◆ **Instructions to follow**
Quote the listing below word for word, stopping after the line that contains "plt.rcParams['font.family'] = ['DejaVu Sans']".

◆ **Data extract**
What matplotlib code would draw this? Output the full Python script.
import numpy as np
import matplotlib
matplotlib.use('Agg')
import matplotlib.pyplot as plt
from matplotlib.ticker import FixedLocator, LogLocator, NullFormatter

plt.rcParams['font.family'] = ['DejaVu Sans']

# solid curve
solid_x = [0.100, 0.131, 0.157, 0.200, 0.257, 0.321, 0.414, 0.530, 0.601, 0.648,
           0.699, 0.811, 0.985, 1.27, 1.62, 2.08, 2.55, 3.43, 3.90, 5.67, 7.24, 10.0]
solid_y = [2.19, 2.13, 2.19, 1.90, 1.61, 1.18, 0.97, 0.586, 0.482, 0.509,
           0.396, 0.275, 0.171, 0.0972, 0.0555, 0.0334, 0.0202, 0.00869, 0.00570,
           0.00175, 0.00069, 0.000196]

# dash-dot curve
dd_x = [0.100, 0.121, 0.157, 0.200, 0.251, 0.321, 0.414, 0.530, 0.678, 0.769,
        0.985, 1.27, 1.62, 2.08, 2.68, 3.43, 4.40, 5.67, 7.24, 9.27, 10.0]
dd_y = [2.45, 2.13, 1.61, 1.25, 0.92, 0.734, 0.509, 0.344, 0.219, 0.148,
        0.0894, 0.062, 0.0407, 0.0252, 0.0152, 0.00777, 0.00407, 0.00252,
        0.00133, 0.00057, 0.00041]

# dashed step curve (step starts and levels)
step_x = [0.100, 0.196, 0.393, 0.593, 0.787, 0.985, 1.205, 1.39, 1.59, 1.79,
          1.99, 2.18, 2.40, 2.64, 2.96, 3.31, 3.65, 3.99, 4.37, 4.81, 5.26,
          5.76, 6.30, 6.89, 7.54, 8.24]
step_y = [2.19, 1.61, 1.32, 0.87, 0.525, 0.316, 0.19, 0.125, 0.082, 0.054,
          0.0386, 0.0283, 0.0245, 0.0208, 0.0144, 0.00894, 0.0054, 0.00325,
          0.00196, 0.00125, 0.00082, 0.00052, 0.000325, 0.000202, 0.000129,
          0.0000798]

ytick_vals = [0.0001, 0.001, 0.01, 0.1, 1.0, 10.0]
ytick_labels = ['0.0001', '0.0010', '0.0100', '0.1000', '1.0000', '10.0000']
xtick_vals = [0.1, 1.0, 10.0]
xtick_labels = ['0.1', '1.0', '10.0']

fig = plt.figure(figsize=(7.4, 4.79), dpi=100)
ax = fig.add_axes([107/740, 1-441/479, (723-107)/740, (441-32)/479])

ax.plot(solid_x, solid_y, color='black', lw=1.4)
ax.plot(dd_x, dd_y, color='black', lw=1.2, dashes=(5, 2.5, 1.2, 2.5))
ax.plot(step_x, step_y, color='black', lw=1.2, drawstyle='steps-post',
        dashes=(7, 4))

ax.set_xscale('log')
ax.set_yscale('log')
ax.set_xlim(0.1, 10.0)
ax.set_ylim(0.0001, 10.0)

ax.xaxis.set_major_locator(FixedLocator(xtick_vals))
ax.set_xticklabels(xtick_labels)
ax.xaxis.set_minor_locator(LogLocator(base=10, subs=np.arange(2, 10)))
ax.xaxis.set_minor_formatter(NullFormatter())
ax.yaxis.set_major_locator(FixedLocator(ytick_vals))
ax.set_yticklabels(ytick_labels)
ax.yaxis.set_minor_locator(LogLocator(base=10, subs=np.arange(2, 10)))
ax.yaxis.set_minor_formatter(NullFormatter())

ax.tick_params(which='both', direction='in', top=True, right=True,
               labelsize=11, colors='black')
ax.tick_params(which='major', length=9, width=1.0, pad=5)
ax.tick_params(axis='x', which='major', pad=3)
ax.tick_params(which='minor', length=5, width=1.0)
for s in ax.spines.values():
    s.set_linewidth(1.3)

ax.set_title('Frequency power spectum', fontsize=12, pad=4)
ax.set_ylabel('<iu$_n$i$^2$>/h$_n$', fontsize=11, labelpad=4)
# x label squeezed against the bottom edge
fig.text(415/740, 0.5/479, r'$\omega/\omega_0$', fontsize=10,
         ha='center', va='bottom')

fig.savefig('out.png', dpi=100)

◆ **Complete response**
What matplotlib code would draw this? Output the full Python script.
import numpy as np
import matplotlib
matplotlib.use('Agg')
import matplotlib.pyplot as plt
from matplotlib.ticker import FixedLocator, LogLocator, NullFormatter

plt.rcParams['font.family'] = ['DejaVu Sans']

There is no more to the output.